Furto e preghiera – Lc 19,45-48
In quel tempo, Gesù, entrato nel tempio, si mise a scacciare quelli che vendevano, dicendo loro: «Sta scritto: “La mia casa sarà casa di preghiera”. Voi invece ne avete fatto un covo di ladri».
Ogni giorno insegnava nel tempio. I capi dei sacerdoti e gli scribi cercavano di farlo morire e così anche i capi del popolo; ma non sapevano che cosa fare, perché tutto il popolo pendeva dalle sue labbra nell’ascoltarlo.
Già per i padri della Chiesa – come per noi – il furto era un peccato molto grave. E non si parla solo di quando si porta via illegalmente qualcosa da casa di qualcuno, ma, più in generale, dell’atteggiamento di tenere per sé, di privare gli altri di beni a cui hanno diritto d’accesso.
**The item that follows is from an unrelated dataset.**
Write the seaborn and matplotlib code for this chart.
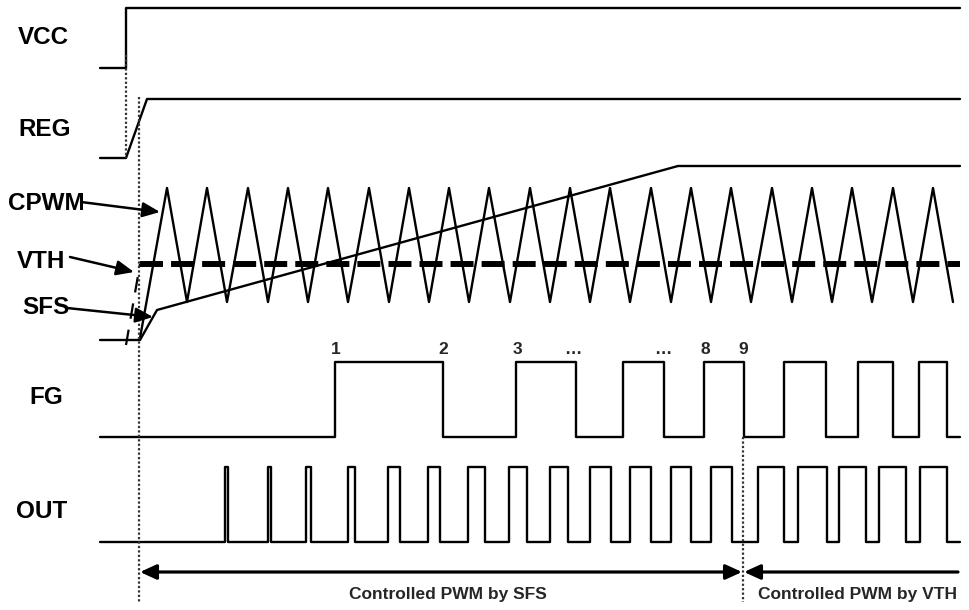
import matplotlib
matplotlib.use("Agg")
import matplotlib.pyplot as plt
import seaborn as sns
import numpy as np

# ---- data (time axis and levels) ----
t_start, t_end = 100, 960

vcc_t = [100, 126, 126, 960]
vcc_v = [68, 68, 8, 8]

reg_t = [100, 126, 147, 960]
reg_v = [158, 158, 99, 99]

cpwm_start = (140, 338)
cpwm_peaks_t = [167, 207, 248, 288, 328, 369, 409, 449, 489, 530,
                570, 610, 651, 691, 731, 772, 812, 852, 893, 933]
cpwm_troughs_t = [187, 227, 268, 308, 348, 389, 429, 469, 510, 550,
                  590, 630, 671, 711, 751, 792, 832, 872, 913, 953]
cpwm_hi, cpwm_lo = 188, 302

vth_t = [140, 960]
vth_v = [264, 264]
vth_ramp_t = [126, 140]
vth_ramp_v = [345, 264]

sfs_t = [100, 140, 157, 678, 960]
sfs_v = [340, 340, 310, 166, 166]

fg_edges = [335, 443, 516, 576, 623, 664, 704, 744, 784, 826, 858, 893, 919, 947]
fg_hi, fg_lo = 362, 437
fg_marks = ["1", "2", "3", "…", "…", "8", "9"]
fg_mark_t = [336, 443, 517, 573, 663, 705, 743]

out_rise = [225, 268, 306, 348, 388, 428, 468, 509, 550, 590, 630, 671, 711,
            758, 798, 839, 879, 920]
out_fall = [228, 271, 311, 355, 400, 440, 485, 527, 568, 611, 651, 691, 732,
            784, 827, 866, 906, 947]
out_hi, out_lo = 467, 542

signal_names = ["VCC", "REG", "CPWM", "VTH", "SFS", "FG", "OUT"]
region_labels = ["Controlled PWM by SFS", "Controlled PWM by VTH"]
boundary_t = [126, 139, 743]

# ---- build waveforms ----
cp_t = [cpwm_start[0]]
cp_v = [cpwm_start[1]]
for p, tr in zip(cpwm_peaks_t, cpwm_troughs_t):
    cp_t += [p, tr]
    cp_v += [cpwm_hi, cpwm_lo]

fg_t = [t_start]
fg_v = [fg_lo]
lvl = fg_lo
for e in fg_edges:
    fg_t += [e, e]
    nxt = fg_hi if lvl == fg_lo else fg_lo
    fg_v += [lvl, nxt]
    lvl = nxt
fg_t.append(t_end)
fg_v.append(lvl)

o_t = [t_start]
o_v = [out_lo]
for r, f in zip(out_rise, out_fall):
    o_t += [r, r, f, f]
    o_v += [out_lo, out_hi, out_hi, out_lo]
o_t.append(t_end)
o_v.append(out_lo)

# ---- plot ----
sns.set_theme(style="white")
plt.rcParams['font.family'] = ['Liberation Sans', 'DejaVu Sans']

fig = plt.figure(figsize=(9.7, 6.1), dpi=100)
ax = fig.add_axes([0, 0, 1, 1])
ax.set_xlim(0, 970)
ax.set_ylim(610, 0)
ax.axis("off")

lw = 1.7
kw = dict(sort=False, estimator=None, color="black", linewidth=lw, ax=ax, legend=False)
sns.lineplot(x=vcc_t, y=vcc_v, **kw)
sns.lineplot(x=reg_t, y=reg_v, **kw)
sns.lineplot(x=cp_t, y=cp_v, **kw)
sns.lineplot(x=sfs_t, y=sfs_v, **kw)
sns.lineplot(x=fg_t, y=fg_v, **kw)
sns.lineplot(x=o_t, y=o_v, **kw)

ax.plot(vth_t, vth_v, color="black", linewidth=4.3, linestyle=(0, (3.85, 1.35)),
        solid_capstyle="butt", dash_capstyle="butt")
ax.plot(vth_ramp_t, vth_ramp_v, color="black", linewidth=1.6, linestyle=(0, (7, 5)))

# dotted boundary lines
dot = dict(color="#333333", linewidth=1.6, linestyle=(0, (1, 1)))
ax.plot([boundary_t[0]] * 2, [55, 158], **dot)
ax.plot([boundary_t[1]] * 2, [97, 602], **dot)
ax.plot([boundary_t[2]] * 2, [437, 602], **dot)

# signal labels
lab_pos = [(18, 38), (18, 129), (8, 203), (17, 262), (22, 307), (29, 398), (16, 511)]
for name, (x, y) in zip(signal_names, lab_pos):
    ax.text(x, y, name, fontsize=17.5, fontweight="bold", ha="left", va="center",
            color="black")

# label arrows
arr = dict(arrowstyle="-|>,head_length=0.7,head_width=0.3", color="black",
           lw=1.8, mutation_scale=15, shrinkA=0, shrinkB=0)
for (x0, y0), (x1, y1) in [((81, 202), (160, 212)), ((70, 257), (134, 272)),
                           ((67, 308), (153, 317))]:
    ax.annotate("", xy=(x1, y1), xytext=(x0, y0), arrowprops=arr)

# FG event marks
for m, t in zip(fg_marks, fg_mark_t):
    ax.text(t, 350, m, fontsize=12.5, fontweight="bold", ha="center", va="center")

# region arrows
arr2 = dict(arrowstyle="<|-|>,head_length=0.7,head_width=0.32", color="black",
            lw=2.3, mutation_scale=14, shrinkA=0, shrinkB=0)
ax.annotate("", xy=(742, 572), xytext=(140, 572), arrowprops=arr2)
arr3 = dict(arrowstyle="<|-,head_length=0.7,head_width=0.32", color="black",
            lw=2.3, mutation_scale=14, shrinkA=0, shrinkB=0)
ax.annotate("", xy=(958, 572), xytext=(744, 572), arrowprops=arr3)

ax.text(448, 594, region_labels[0], fontsize=12.5, fontweight="bold",
        ha="center", va="center")
ax.text(858, 594, region_labels[1], fontsize=12.5, fontweight="bold",
        ha="center", va="center")

fig.savefig("out.png", dpi=100)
Si chiama «destinazione universale dei beni»: la creazione è stata fatta per tutti, nessuno escluso. Tutti, quindi, hanno diritto di accedere ai beni del creato. Non serve un mago per capire quanto siamo in difetto, su questo tema, nel mondo attuale.
Da «casa di preghiera», cioè luogo di offerta e di dono di sé, il mondo rischia di diventare «covo di ladri», contesto dove si fa a gara per chi si accaparra di più. La soffocante logica della prestazione, la divisione in fazioni contrapposte, la sete di “avere di più” (rincitrulliti dall’illusione che più si ha, più si sta al sicuro)… tutto ciò ci porta a scordarci quello che conta davvero.
La vita assume qualità e bellezza quando è un’avventura di dono, quando riusciamo a vincere le nostre spinte autocentrate e ci apriamo all’altro che abbiamo di fianco. La preghiera diviene allora quell’allenamento in cui assaporiamo la bellezza di un criterio inedito, sempre nuovo, che va oltre il togliere all’altro e guadagnare per sé.
Fare della nostra vita una «casa di preghiera» significa allora voler essere più liberi e sereni.